In practice, the funding rate fluctuates widely. In calm markets, it's typically around 0.01%. In extreme bull markets, it can spike to 0.1% or higher. During extreme panic, it can turn negative at -0.1%. If you hold a 10,000 USDT long position with a funding rate of 0.05%, you'll pay 5 USDT every 8 hours — that's 15 USDT per day across three settlements.

For long-term position holders, the funding rate is a cost that cannot be ignored. Checking the current and historical funding rate trends before opening a position can help you assess whether holding costs are manageable.

Practical Ways to Reduce Fees

Binance offers several ways to reduce trading fees, and making good use of them can significantly cut costs.

First, use BNB to offset fees. Hold BNB in your futures account and enable the fee discount feature for a 10% reduction. The path is: Futures Trading Page > Settings (top right) > Use BNB for Fee Deduction.

Second, upgrade your VIP level. Binance assigns VIP tiers based on 30-day trading volume and BNB holdings — higher tiers mean lower fees. VIP 1 reduces Maker fees to 0.016% and Taker to 0.036%. At the highest VIP 9 level, Maker fees can go as low as 0.011% and Taker as low as 0.023%. High-volume traders can concentrate their trading to level up faster.

Third, use limit orders whenever possible. Using limit orders instead of market orders qualifies you for the Maker rate instead of the Taker rate. At default rates, Maker is half the cost of Taker. In non-urgent market conditions, consistently using limit orders will save substantial fees over time.
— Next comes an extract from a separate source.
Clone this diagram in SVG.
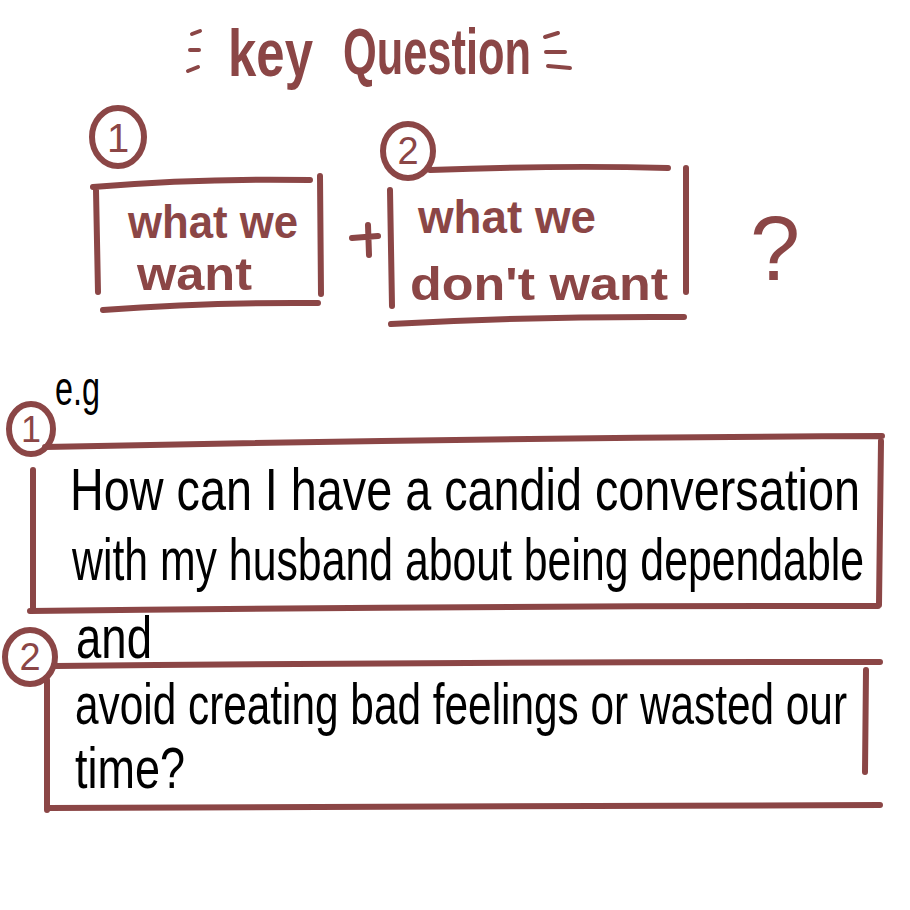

Fourth, leverage referral rebates. Registering a Binance account through someone's referral link, or inviting others yourself, can earn a percentage of trading fee rebates. The rebate rate varies by promotion, typically ranging from 10% to 20%.

Fifth, be mindful of funding rate settlement times. If you're a short-term trader, you can close positions before funding rate settlement and reopen after, avoiding high funding fee payments. However, this strategy requires factoring in price movement risk.

By combining these methods, an active futures trader can save hundreds or even thousands of USDT in fees per month. In the competitive world of futures trading, cutting costs is directly equivalent to increasing returns.